On March 14, 2006 the Appellate Division Second Department rejected the issuance of a Negative Declaration under SEQRA in the case Matter of Avy v. Town of Amenia. In upholding the findings of the State Supreme Court, the Appellate Division found that by approving an amendment to the local zoning ordinance, which would have allowed an automobile repair service on a lot previously zoned residential, the Amenia Town Board, as lead agency, failed to take the required “hard look” at all the potentially significant environmental impacts.
Despite the fact that the Town Board spent about a year and a half “reviewing” this proposal the Court noted that the EAF for the project identified fourteen areas of potentially large impacts including removal of 1.65 acres of vegetation, 3000 cubic yards of material, storm water runoff, odors, noise and endangered flora and fauna. While the Board held public hearings it never required more than a revised Environmental Assessment Form (EAF). The Court found the Board failed to adequately address the potential impacts on a vital aquifer, the removal of substantial vegetation and the potential impacts upon endangered flora and fauna.

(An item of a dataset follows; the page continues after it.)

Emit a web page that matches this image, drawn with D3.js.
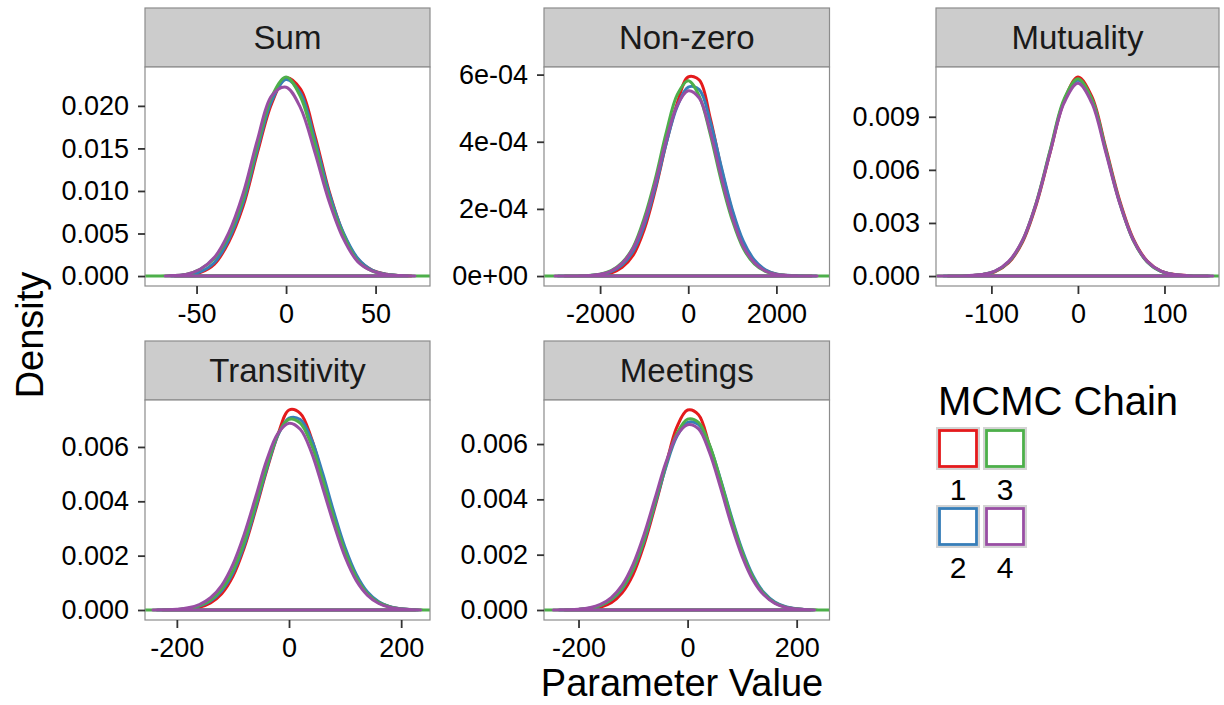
<!DOCTYPE html>
<meta charset="utf-8" />
<head>
  <script src="https://d3js.org/d3.v7.min.js"></script>
  <title>MCMC chain densities</title>
  <style>
    body {
      margin: 0;
      background: #fff;
    }
    text {
      font-family: "Liberation Sans", Arial, Helvetica, sans-serif;
    }
    .axis path.domain {
      display: none;
    }
    .axis line {
      stroke: #333;
      stroke-width: 1.8;
    }
    .axis text {
      font-size: 27px;
      fill: #000;
    }
  </style>
</head>
<body>
  <svg id="chart" width="1224" height="705"></svg>
</body>

<script>
  const chains = ["1", "2", "3", "4"];
  // all densities below are written in units of 1e-4
  const densityUnit = 1e-4;

  // Sum
  const sumGrid = [-72, -64, -56, -48, -40, -32, -24, -16, -8, 0, 8, 16, 24, 32, 40, 48, 56, 64, 72];
  const sumDensity = [
    [0.1, 0.3, 1.2, 4, 14, 40, 82, 145, 203, 233, 220, 166, 100, 50, 20, 7, 2.1, 0.5, 0.1],
    [0.1, 0.4, 1.5, 5, 16, 43, 86, 149, 206, 231, 215, 161, 98, 51, 21, 7, 2, 0.5, 0.1],
    [0.1, 0.5, 1.9, 8, 21, 48, 91, 154, 211, 234, 211, 155, 92, 48, 18, 6, 1.9, 0.5, 0.1],
    [0.1, 0.5, 2, 8, 22, 51, 97, 160, 212, 222, 198, 146, 88, 44, 17, 6, 1.8, 0.5, 0.1],
  ];
  const sumExtent = [[-62, 70], [-64, 68], [-78.8, 80.4], [-67.5, 72]];
  const sumXTicks = [-50, 0, 50];
  const sumYTicks = [0, 0.005, 0.01, 0.015, 0.02];
  const sumYLabels = ["0.000", "0.005", "0.010", "0.015", "0.020"];

  // Non-zero
  const nzGrid = [-3000, -2750, -2500, -2250, -2000, -1750, -1500, -1250, -1000, -750, -500, -250, 0,
    250, 500, 750, 1000, 1250, 1500, 1750, 2000, 2250, 2500, 2750, 3000];
  const nzDensity = [
    [0, 0.0005, 0.002, 0.008, 0.028, 0.09, 0.26, 0.62, 1.38, 2.55, 3.95, 5.15, 5.93, 5.84, 4.7, 3.2, 1.92, 0.98, 0.44, 0.17, 0.058, 0.018, 0.005, 0.0015, 0],
    [0.0003, 0.001, 0.004, 0.014, 0.045, 0.13, 0.33, 0.74, 1.5, 2.62, 3.95, 5.05, 5.63, 5.55, 4.6, 3.25, 1.98, 1.04, 0.48, 0.19, 0.066, 0.021, 0.006, 0.0017, 0.0004],
    [0.0004, 0.0015, 0.005, 0.018, 0.055, 0.16, 0.4, 0.86, 1.72, 2.88, 4.27, 5.4, 5.82, 5.36, 4.22, 2.83, 1.66, 0.82, 0.36, 0.14, 0.047, 0.015, 0.004, 0.001, 0.0003],
    [0.0004, 0.0015, 0.005, 0.017, 0.052, 0.15, 0.38, 0.83, 1.62, 2.75, 4.05, 5.08, 5.52, 5.3, 4.3, 2.95, 1.75, 0.88, 0.4, 0.15, 0.05, 0.016, 0.005, 0.0013, 0.0003],
  ];
  const nzExtent = [[-2800, 2800], [-2950, 2900], [-3273, 3205], [-3023, 2925]];
  const nzXTicks = [-2000, 0, 2000];
  const nzYTicks = [0, 2e-4, 4e-4, 6e-4];
  const nzYLabels = ["0e+00", "2e-04", "4e-04", "6e-04"];

  // Mutuality
  const muGrid = [-160, -144, -128, -112, -96, -80, -64, -48, -32, -16, 0, 16, 32, 48, 64, 80, 96, 112, 128, 144, 160];
  const muDensity = [
    [0, 0.04, 0.18, 0.7, 2.4, 7.5, 19.2, 40.5, 70, 99, 112.5, 101.5, 72.8, 43, 21, 8.5, 2.8, 0.85, 0.22, 0.05, 0],
    [0.01, 0.05, 0.2, 0.8, 2.6, 7.9, 19.9, 41.3, 70.8, 99, 110.6, 100, 71.5, 42, 20.3, 8.1, 2.6, 0.8, 0.2, 0.05, 0.01],
    [0.01, 0.05, 0.2, 0.8, 2.6, 8, 20.1, 41.8, 71.4, 100, 111.5, 100, 71.4, 41.8, 20.1, 8, 2.6, 0.8, 0.2, 0.05, 0.01],
    [0.01, 0.05, 0.22, 0.85, 2.8, 8.3, 20.3, 41.5, 70.2, 97.8, 108.9, 97.8, 70.2, 41.5, 20.3, 8.3, 2.8, 0.85, 0.22, 0.05, 0.01],
  ];
  const muExtent = [[-150, 150], [-155, 152], [-164, 163], [-162, 156]];
  const muXTicks = [-100, 0, 100];
  const muYTicks = [0, 0.003, 0.006, 0.009];
  const muYLabels = ["0.000", "0.003", "0.006", "0.009"];

  // Transitivity
  const trGrid = [-240, -220, -200, -180, -160, -140, -120, -100, -80, -60, -40, -20, 0,
    20, 40, 60, 80, 100, 120, 140, 160, 180, 200, 220, 240];
  const trDensity = [
    [0, 0.03, 0.1, 0.35, 1, 2.6, 6, 12.4, 22.8, 36.5, 51.2, 64.4, 73.6, 72.4, 63.2, 49, 35, 22, 12.4, 6.2, 2.8, 1.1, 0.4, 0.12, 0],
    [0.02, 0.05, 0.16, 0.5, 1.4, 3.3, 7.1, 13.6, 23.8, 37.3, 51.8, 64.2, 70.6, 70.1, 62.8, 50.3, 36, 23, 13.1, 6.6, 3, 1.2, 0.45, 0.15, 0.05],
    [0.02, 0.06, 0.2, 0.6, 1.6, 3.7, 7.8, 14.6, 25, 38.5, 52.8, 64.6, 70.2, 68.8, 60.8, 48, 33.9, 21.4, 12, 6, 2.7, 1.1, 0.4, 0.13, 0.04],
    [0.03, 0.1, 0.3, 0.8, 2, 4.5, 9.1, 16.8, 27.8, 41.2, 55, 64.9, 68.7, 66.5, 58, 45, 31.5, 19.5, 10.8, 5.4, 2.4, 0.95, 0.35, 0.12, 0.04],
  ];
  const trExtent = [[-225, 225], [-235, 230], [-256.8, 251.4], [-242.5, 234.8]];
  const trXTicks = [-200, 0, 200];
  const trYTicks = [0, 0.002, 0.004, 0.006];
  const trYLabels = ["0.000", "0.002", "0.004", "0.006"];

  // Meetings
  const meGrid = trGrid;
  const meDensity = [
    [0, 0.03, 0.1, 0.35, 1, 2.6, 6.2, 12.8, 23.5, 37.2, 52, 66, 72.3, 70.6, 59.5, 46.8, 33, 20.8, 11.7, 5.8, 2.6, 1, 0.36, 0.11, 0],
    [0.02, 0.07, 0.2, 0.6, 1.6, 3.7, 7.6, 14.5, 24.8, 38, 51.5, 62.6, 67.8, 67, 59.5, 47.5, 34, 21.8, 12.4, 6.3, 2.9, 1.2, 0.45, 0.15, 0.05],
    [0.02, 0.07, 0.22, 0.65, 1.7, 3.9, 8, 15, 25.5, 38.8, 52.5, 63.6, 69, 67.8, 59.8, 47.2, 33.3, 21, 11.8, 5.9, 2.6, 1.05, 0.38, 0.12, 0.04],
    [0.03, 0.1, 0.3, 0.8, 2, 4.5, 9, 16.5, 27.2, 40.2, 53.2, 63, 67, 65.5, 57, 44.5, 31, 19.4, 10.8, 5.4, 2.4, 0.95, 0.35, 0.12, 0.04],
  ];
  const meExtent = [[-225, 225], [-235, 230], [-263.3, 260.2], [-246, 233]];
  const meXTicks = [-200, 0, 200];
  const meYTicks = [0, 0.002, 0.004, 0.006];
  const meYLabels = ["0.000", "0.002", "0.004", "0.006"];

  const panels = [
    { name: "Sum", grid: sumGrid, density: sumDensity, extent: sumExtent, xTicks: sumXTicks, yTicks: sumYTicks, yLabels: sumYLabels },
    { name: "Non-zero", grid: nzGrid, density: nzDensity, extent: nzExtent, xTicks: nzXTicks, yTicks: nzYTicks, yLabels: nzYLabels },
    { name: "Mutuality", grid: muGrid, density: muDensity, extent: muExtent, xTicks: muXTicks, yTicks: muYTicks, yLabels: muYLabels },
    { name: "Transitivity", grid: trGrid, density: trDensity, extent: trExtent, xTicks: trXTicks, yTicks: trYTicks, yLabels: trYLabels },
    { name: "Meetings", grid: meGrid, density: meDensity, extent: meExtent, xTicks: meXTicks, yTicks: meYTicks, yLabels: meYLabels },
  ];

  // panel boxes (plot area + strip top)
  const boxes = [
    { x0: 145, x1: 430, y0: 67, y1: 286, s0: 8 },
    { x0: 544, x1: 829.5, y0: 67, y1: 286, s0: 8 },
    { x0: 936, x1: 1219, y0: 67, y1: 286, s0: 8 },
    { x0: 145, x1: 430, y0: 400, y1: 620, s0: 341 },
    { x0: 544, x1: 829.5, y0: 400, y1: 620, s0: 341 },
  ];

  const color = d3
    .scaleOrdinal()
    .domain(chains)
    .range(["#E41A1C", "#377EB8", "#4DAF4A", "#984EA3"]);

  const svg = d3.select("#chart");
  const defs = svg.append("defs");

  panels.forEach((p, k) => {
    const b = boxes[k];
    const g = svg.append("g").attr("class", "panel");

    const xMin = d3.min(p.extent, (e) => e[0]);
    const xMax = d3.max(p.extent, (e) => e[1]);
    const yMax = d3.max(p.density, (c) => d3.max(c)) * densityUnit;

    const x = d3.scaleLinear().domain([xMin, xMax]).range([b.x0, b.x1]);
    const y = d3
      .scaleLinear()
      .domain([-0.05 * yMax, 1.05 * yMax])
      .range([b.y1, b.y0]);

    // strip
    g.append("rect")
      .attr("x", b.x0)
      .attr("y", b.s0)
      .attr("width", b.x1 - b.x0)
      .attr("height", b.y0 - b.s0)
      .attr("fill", "#cccccc")
      .attr("stroke", "#8c8c8c")
      .attr("stroke-width", 1.2);
    g.append("text")
      .attr("x", (b.x0 + b.x1) / 2)
      .attr("y", (b.s0 + b.y0) / 2)
      .attr("dy", "0.36em")
      .attr("text-anchor", "middle")
      .style("font-size", "33px")
      .style("fill", "#1a1a1a")
      .text(p.name);

    g.append("rect")
      .attr("x", b.x0)
      .attr("y", b.y0)
      .attr("width", b.x1 - b.x0)
      .attr("height", b.y1 - b.y0)
      .attr("fill", "#fff");

    defs
      .append("clipPath")
      .attr("id", "clip" + k)
      .append("rect")
      .attr("x", b.x0)
      .attr("y", b.y0)
      .attr("width", b.x1 - b.x0)
      .attr("height", b.y1 - b.y0);

    const line = d3
      .line()
      .curve(d3.curveCatmullRom.alpha(0.5))
      .x((d) => x(d[0]))
      .y((d) => y(d[1]));

    const curves = g.append("g").attr("clip-path", `url(#clip${k})`);
    chains.forEach((ch, i) => {
      const ext = p.extent[i];
      const pts = p.grid
        .map((v, j) => [v, p.density[i][j] * densityUnit])
        .filter((d) => d[0] > ext[0] && d[0] < ext[1]);
      pts.unshift([ext[0], 0]);
      pts.push([ext[1], 0]);
      curves
        .append("path")
        .attr("fill", "none")
        .attr("stroke", color(ch))
        .attr("stroke-width", 3)
        .attr("stroke-linejoin", "round")
        .attr("d", line(pts) + "Z");
    });

    g.append("rect")
      .attr("x", b.x0)
      .attr("y", b.y0)
      .attr("width", b.x1 - b.x0)
      .attr("height", b.y1 - b.y0)
      .attr("fill", "none")
      .attr("stroke", "#8c8c8c")
      .attr("stroke-width", 1.2);

    g.append("g")
      .attr("class", "axis")
      .attr("transform", `translate(${b.x0},0)`)
      .call(
        d3
          .axisLeft(y)
          .tickValues(p.yTicks)
          .tickFormat((d, i) => p.yLabels[i])
          .tickSize(7)
          .tickPadding(9)
      );

    g.append("g")
      .attr("class", "axis")
      .attr("transform", `translate(0,${b.y1})`)
      .call(
        d3
          .axisBottom(x)
          .tickValues(p.xTicks)
          .tickFormat((d) => String(d))
          .tickSize(8)
          .tickPadding(10)
      );
  });

  // axis titles
  svg
    .append("text")
    .attr("transform", "translate(43,335) rotate(-90)")
    .attr("text-anchor", "middle")
    .style("font-size", "38px")
    .text("Density");

  svg
    .append("text")
    .attr("x", 682)
    .attr("y", 696)
    .attr("text-anchor", "middle")
    .style("font-size", "38px")
    .text("Parameter Value");

  // legend
  const legend = svg.append("g").attr("class", "legend");
  legend
    .append("text")
    .attr("x", 938)
    .attr("y", 415)
    .style("font-size", "40px")
    .text("MCMC Chain");

  const keyPos = [
    [937, 428],
    [937, 506],
    [984, 428],
    [984, 506],
  ];
  chains.forEach((ch, i) => {
    const [kx, ky] = keyPos[i];
    legend
      .append("rect")
      .attr("x", kx)
      .attr("y", ky)
      .attr("width", 42)
      .attr("height", 41)
      .attr("fill", "#fff")
      .attr("stroke", "#d4d4d4")
      .attr("stroke-width", 2);
    legend
      .append("rect")
      .attr("x", kx + 2.5)
      .attr("y", ky + 2.5)
      .attr("width", 37)
      .attr("height", 36)
      .attr("fill", "none")
      .attr("stroke", color(ch))
      .attr("stroke-width", 2.8);
    legend
      .append("text")
      .attr("x", kx + 21)
      .attr("y", ky + 72)
      .attr("text-anchor", "middle")
      .style("font-size", "30px")
      .text(ch);
  });
</script>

In the past courts have held that an EAF can provide sufficient information to allow a negative declaration in some circumstances. Yet, the clear message here is that, when there are multiple areas of potentially large impacts, it is safer to spend a year and a half preparing and reviewing an environmental impact statement than spending a year and a half trying to avoid preparing one. At the end of the day, the requirement of a “hard look” at environmental impacts before issuing a negative declaration is still the rule.